Coming out of the darkness
Valedictorian shares loss with fellow graduates
LAUDERHILL - "Persistence does make the impossible possible,'' Seaira Montgomery, class valedictorian, told her fellow graduates Thursday night.
At Lauderhill High School, Montgomery, 20, is a shining star. She earned the highest grade point average in her class of 30 at the alternative school. Her plan is to attend a four-year university and pursue a degree in nursing.
But what many didn't know until Thursday was that Montgomery lost a 2-year-old son when he wandered into an unfenced pool and drowned in March 2008.
Then 18, Montgomery was a month away from giving birth to her daughter Ja'nari. She was out running an errand with her grandmother when tragedy struck. At the time, her son, J'Mari Johnson, had been left in the care of his father and another relative.
For months, Montgomery fell into a deep, dark space.
"I tried to go back to school, but I couldn't focus,'' she said. "I would be in class not doing any work. I just kept thinking: I just buried my son.''
"Losing my 2-year-old son was truly my most difficult experience,'' she said in her valedictory speech. "Without love and support I wouldn't be here.''
Sitting in the middle of the auditorium was Montgomery's grandmother, Shirley Harold, tears streaming down her face.
"This is just such a transformation,'' said Harold. "I tell all of my grandchildren education is the key.''
After J'Mari died, Harold refused to let her granddaughter wallow in darkness. Harold helped raise Montgomery since she was a baby, as well as four other siblings.
Over the years, Harold and Montgomery struggled with tight finances and school problems. But J'Mari's drowning filled them with piercing pain.
It also brought them even closer.
After the tragedy, Montgomery would go for days without speaking to anyone. Harold would sit on the edge of her granddaughter's bed and try to comfort her, hoping that just being there would help.
"I didn't know what to say sometimes,'' Harold said. "At times I had to let her take the lead.''
Montgomery said that thanks to counseling, strong spiritual faith, and her grandmother's support, she made it through.

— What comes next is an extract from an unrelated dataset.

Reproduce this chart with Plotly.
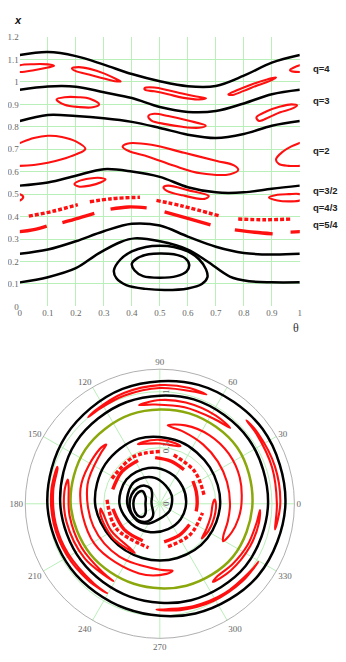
import plotly.graph_objects as go

# values: theta (0..1) and x for every curve

# black separatrix-like curves, theta from 0 to 1
sep1_t = [0, 0.1, 0.2, 0.3, 0.4, 0.5, 0.6, 0.7, 0.8, 0.9, 1.0]
sep1_x = [1.12, 1.133, 1.115, 1.077, 1.035, 1.003, 0.981, 0.982, 1.028, 1.086, 1.12]
sep2_t = [0, 0.1, 0.2, 0.3, 0.4, 0.5, 0.6, 0.7, 0.8, 0.9, 1.0]
sep2_x = [0.965, 0.98, 0.979, 0.954, 0.928, 0.888, 0.866, 0.87, 0.904, 0.945, 0.965]
sep3_t = [0, 0.1, 0.2, 0.3, 0.4, 0.5, 0.6, 0.7, 0.8, 0.9, 1.0]
sep3_x = [0.826, 0.853, 0.848, 0.838, 0.822, 0.795, 0.765, 0.75, 0.768, 0.805, 0.826]
sep4_t = [0, 0.1, 0.2, 0.3, 0.4, 0.5, 0.6, 0.7, 0.8, 0.9, 1.0]
sep4_x = [0.538, 0.552, 0.582, 0.611, 0.601, 0.577, 0.531, 0.508, 0.508, 0.524, 0.538]
sep5_t = [0, 0.1, 0.2, 0.3, 0.4, 0.5, 0.6, 0.7, 0.8, 0.9, 1.0]
sep5_x = [0.234, 0.253, 0.29, 0.335, 0.368, 0.36, 0.311, 0.266, 0.238, 0.231, 0.234]
sep6_t = [0, 0.1, 0.2, 0.28, 0.36, 0.41, 0.5, 0.6, 0.67, 0.75, 0.82, 0.9, 1.0]
sep6_x = [0.107, 0.13, 0.17, 0.235, 0.287, 0.303, 0.29, 0.253, 0.2, 0.133, 0.112, 0.107, 0.107]

# closed black loops around theta = 0.5
loop1_t = [0.336, 0.36, 0.40, 0.45, 0.50, 0.55, 0.60, 0.64, 0.665, 0.67, 0.65, 0.60, 0.52, 0.45, 0.38, 0.345, 0.336]
loop1_x = [0.16, 0.21, 0.245, 0.265, 0.27, 0.265, 0.245, 0.21, 0.165, 0.13, 0.10, 0.08, 0.073, 0.078, 0.095, 0.125, 0.16]
loop2_t = [0.40, 0.42, 0.46, 0.50, 0.55, 0.59, 0.605, 0.595, 0.56, 0.50, 0.44, 0.41, 0.40]
loop2_x = [0.19, 0.215, 0.232, 0.236, 0.232, 0.215, 0.185, 0.155, 0.135, 0.128, 0.135, 0.16, 0.19]

# red islands, q = 4
isl4a_t = [-0.035, 0.0, 0.05, 0.10, 0.122, 0.10, 0.05, 0.0, -0.035]
isl4a_x = [1.052, 1.074, 1.079, 1.078, 1.072, 1.064, 1.052, 1.044, 1.052]
isl4b_t = [0.186, 0.21, 0.25, 0.30, 0.345, 0.36, 0.34, 0.30, 0.25, 0.20, 0.186]
isl4b_x = [1.060, 1.066, 1.058, 1.038, 1.012, 1.002, 1.003, 1.015, 1.032, 1.048, 1.060]
isl4c_t = [0.445, 0.48, 0.53, 0.58, 0.63, 0.665, 0.64, 0.58, 0.53, 0.48, 0.447, 0.445]
isl4c_x = [0.972, 0.975, 0.963, 0.948, 0.935, 0.927, 0.922, 0.93, 0.945, 0.958, 0.965, 0.972]
isl4d_t = [0.745, 0.78, 0.83, 0.88, 0.915, 0.90, 0.85, 0.80, 0.76, 0.745]
isl4d_x = [0.945, 0.965, 0.99, 1.01, 1.02, 1.008, 0.985, 0.96, 0.942, 0.945]

# q = 3
isl3a_t = [0.131, 0.16, 0.21, 0.25, 0.283, 0.26, 0.21, 0.16, 0.131]
isl3a_x = [0.922, 0.932, 0.932, 0.925, 0.9, 0.887, 0.888, 0.898, 0.922]
isl3b_t = [0.459, 0.48, 0.53, 0.60, 0.664, 0.64, 0.58, 0.52, 0.47, 0.459]
isl3b_x = [0.848, 0.858, 0.848, 0.828, 0.805, 0.796, 0.80, 0.812, 0.828, 0.848]
isl3c_t = [0.845, 0.88, 0.93, 0.97, 0.99, 0.97, 0.93, 0.89, 0.855, 0.845]
isl3c_x = [0.842, 0.868, 0.89, 0.9, 0.895, 0.88, 0.865, 0.843, 0.826, 0.842]

# q = 2
isl2a_t = [-0.085, -0.06, -0.03, 0.0, 0.05, 0.10, 0.15, 0.20, 0.234, 0.20, 0.15, 0.10, 0.05, 0.0, -0.04, -0.075, -0.085]
isl2a_x = [0.655, 0.69, 0.713, 0.728, 0.75, 0.76, 0.755, 0.735, 0.702, 0.677, 0.655, 0.64, 0.63, 0.626, 0.626, 0.635, 0.655]
isl2b_t = [0.367, 0.383, 0.47, 0.587, 0.704, 0.765, 0.78, 0.751, 0.646, 0.552, 0.459, 0.389, 0.367]
isl2b_x = [0.711, 0.725, 0.72, 0.684, 0.648, 0.628, 0.608, 0.589, 0.593, 0.626, 0.667, 0.692, 0.711]

# q = 3/2
isl32a_t = [0.195, 0.21, 0.25, 0.29, 0.306, 0.29, 0.25, 0.21, 0.195]
isl32a_x = [0.545, 0.558, 0.57, 0.572, 0.566, 0.553, 0.538, 0.534, 0.545]
isl32b_t = [0.513, 0.53, 0.60, 0.675, 0.66, 0.58, 0.525, 0.513]
isl32b_x = [0.53, 0.538, 0.518, 0.492, 0.479, 0.495, 0.515, 0.53]
isl32c_t = [0.89, 0.92, 0.96, 1.0, 1.012, 1.0, 0.96, 0.92, 0.89]
isl32c_x = [0.485, 0.497, 0.5, 0.5, 0.488, 0.472, 0.468, 0.472, 0.485]

# q = 4/3 chains (dotted, centre lines)
ch43a_t = [0.032, 0.119, 0.207]
ch43a_x = [0.402, 0.424, 0.453]
ch43b_t = [0.25, 0.33, 0.429]
ch43b_x = [0.466, 0.48, 0.486]
ch43c_t = [0.488, 0.581, 0.71]
ch43c_x = [0.472, 0.447, 0.404]
ch43d_t = [0.78, 0.874, 0.967]
ch43d_x = [0.389, 0.386, 0.389]

# q = 5/4 thin islands (centre lines)
ch54a_t = [-0.033, 0.0, 0.05, 0.096]
ch54a_x = [0.331, 0.333, 0.342, 0.358]
ch54b_t = [0.152, 0.21, 0.266]
ch54b_x = [0.373, 0.393, 0.414]
ch54c_t = [0.324, 0.388, 0.453]
ch54c_x = [0.433, 0.443, 0.439]
ch54d_t = [0.517, 0.6, 0.681]
ch54d_x = [0.421, 0.392, 0.363]
ch54e_t = [0.768, 0.839, 0.903]
ch54e_x = [0.341, 0.33, 0.323]

q_labels = ["q=4", "q=3", "q=2", "q=3/2", "q=4/3", "q=5/4"]
q_label_y = [1.06, 0.915, 0.695, 0.515, 0.44, 0.365]

angle_ticks = [0, 30, 60, 90, 120, 150, 180, 210, 240, 270, 300, 330]
angle_labels = ["0", "30", "60", "90", "120", "150", "180", "210", "240", "270", "300", "330"]
radial_ticks = [0, 0.5, 1]
radial_labels = ["0", "0.5", "1"]

RED = "#ff1010"
BLACK = "#000000"
GREEN = "#8aa80c"
GRID = "#b9efb9"
SERIF = "Liberation Serif"

# the page body has an 8px margin on every side, so the figure is made
# smaller and every pixel position below is given in page pixels
PAD = 8
W, H = 346 - PAD, 662 - 2 * PAD


def px(v):
    return (v - PAD) / W


def py(v):
    return 1 - (v - PAD) / H


fig = go.Figure()


def add_curve(t, x, color, width, dash=None, polar_color=None):
    shifts = [0]
    if min(t) < 0:
        shifts.append(1)
    if max(t) > 1:
        shifts.append(-1)
    for s in shifts:
        fig.add_trace(go.Scatter(
            x=[v + s for v in t], y=x, mode="lines",
            line=dict(color=color, width=width, dash=dash, shape="spline"),
            hoverinfo="skip", showlegend=False))
    fig.add_trace(go.Scatterpolar(
        r=x, theta=[v * 360 for v in t], mode="lines",
        line=dict(color=polar_color or color, width=width, dash=dash, shape="spline"),
        hoverinfo="skip", showlegend=False))


for t, x in [(sep1_t, sep1_x), (sep2_t, sep2_x), (sep4_t, sep4_x),
             (sep5_t, sep5_x), (sep6_t, sep6_x), (loop1_t, loop1_x), (loop2_t, loop2_x)]:
    add_curve(t, x, BLACK, 2.5)
# third curve is drawn green on the polar view
add_curve(sep3_t, sep3_x, BLACK, 2.5, polar_color=GREEN)

for t, x in [(isl4a_t, isl4a_x), (isl4b_t, isl4b_x), (isl4c_t, isl4c_x), (isl4d_t, isl4d_x),
             (isl3a_t, isl3a_x), (isl3b_t, isl3b_x), (isl3c_t, isl3c_x),
             (isl2a_t, isl2a_x), (isl2b_t, isl2b_x),
             (isl32a_t, isl32a_x), (isl32b_t, isl32b_x), (isl32c_t, isl32c_x)]:
    add_curve(t, x, RED, 2.1)

for t, x in [(ch43a_t, ch43a_x), (ch43b_t, ch43b_x), (ch43c_t, ch43c_x), (ch43d_t, ch43d_x)]:
    add_curve(t, x, RED, 3.4, dash="4px,2px")

for t, x in [(ch54a_t, ch54a_x), (ch54b_t, ch54b_x), (ch54c_t, ch54c_x),
             (ch54d_t, ch54d_x), (ch54e_t, ch54e_x)]:
    add_curve(t, x, RED, 3.4)

tickfont = dict(family=SERIF, size=9, color="#666666")

annotations = [
    dict(text="<b><i>x</i></b>", x=0, y=py(15), xref="paper", yref="paper",
         xanchor="left", yanchor="middle", showarrow=False,
         font=dict(family="Liberation Sans", size=11, color="#111111")),
    dict(text="θ", x=px(297), y=py(328), xref="paper", yref="paper",
         xanchor="center", yanchor="middle", showarrow=False,
         font=dict(family=SERIF, size=12, color="#333333")),
]
for lab, yv in zip(q_labels, q_label_y):
    annotations.append(dict(text="<b>" + lab + "</b>", x=px(312), y=yv, xref="paper", yref="y",
                            xanchor="left", yanchor="middle", showarrow=False,
                            font=dict(family="Liberation Sans", size=9.5, color="#222222")))

fig.update_layout(
    width=W, height=H,
    margin=dict(l=0, r=0, t=0, b=0),
    paper_bgcolor="white", plot_bgcolor="white",
    showlegend=False,
    xaxis=dict(domain=[px(16), px(301)], range=[0, 1], dtick=0.1, tick0=0,
               showgrid=True, gridcolor=GRID, gridwidth=1, zeroline=False,
               showline=False, ticks="", tickfont=tickfont),
    yaxis=dict(domain=[py(306), py(32.4)], range=[0, 1.2], dtick=0.1, tick0=0,
               showgrid=True, gridcolor=GRID, gridwidth=1, zeroline=False,
               showline=False, ticks="", tickfont=tickfont),
    polar=dict(
        domain=dict(x=[px(158.5 - 137), px(158.5 + 137)], y=[py(506.5 + 137), py(506.5 - 137)]),
        bgcolor="white",
        radialaxis=dict(range=[0, 1.2], tickvals=radial_ticks, ticktext=radial_labels,
                        angle=90, tickangle=0, showline=False, ticks="",
                        gridcolor=GRID, tickfont=tickfont),
        angularaxis=dict(tickvals=angle_ticks, ticktext=angle_labels,
                         direction="counterclockwise", rotation=0,
                         gridcolor=GRID, linecolor="#9a9a9a", linewidth=0.8,
                         ticks="", tickfont=tickfont),
    ),
    annotations=annotations,
)

fig.write_html("out.html")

In April, after going to four different schools in four years, she looked into the big brown eyes of her 1-year-old daughter, Ja' nari, who bears a striking resemblance to her son, and realized it was time for a change.
"I figured I could drop out like some of my friends and end up with four or five kids, or I could do better,'' she said. "I wanted better for myself and my daughter.''
At Lauderhill High School, she got the chance with encouragement from the staff.
"I think talking to her and assuring her that she's so awesome and just so smart helped,'' said senior adviser Althea Lewis. "She had been through so much that she just probably didn't believe that she could do it.''
Montgomery now has her sights set on the medical field because she wants to help others. She is waiting to hear if she has been accepted at Florida Atlantic University.
The smile on her face says she can handle whatever the future brings.
"Work hard and success shall be yours,'' she told her fellow graduates.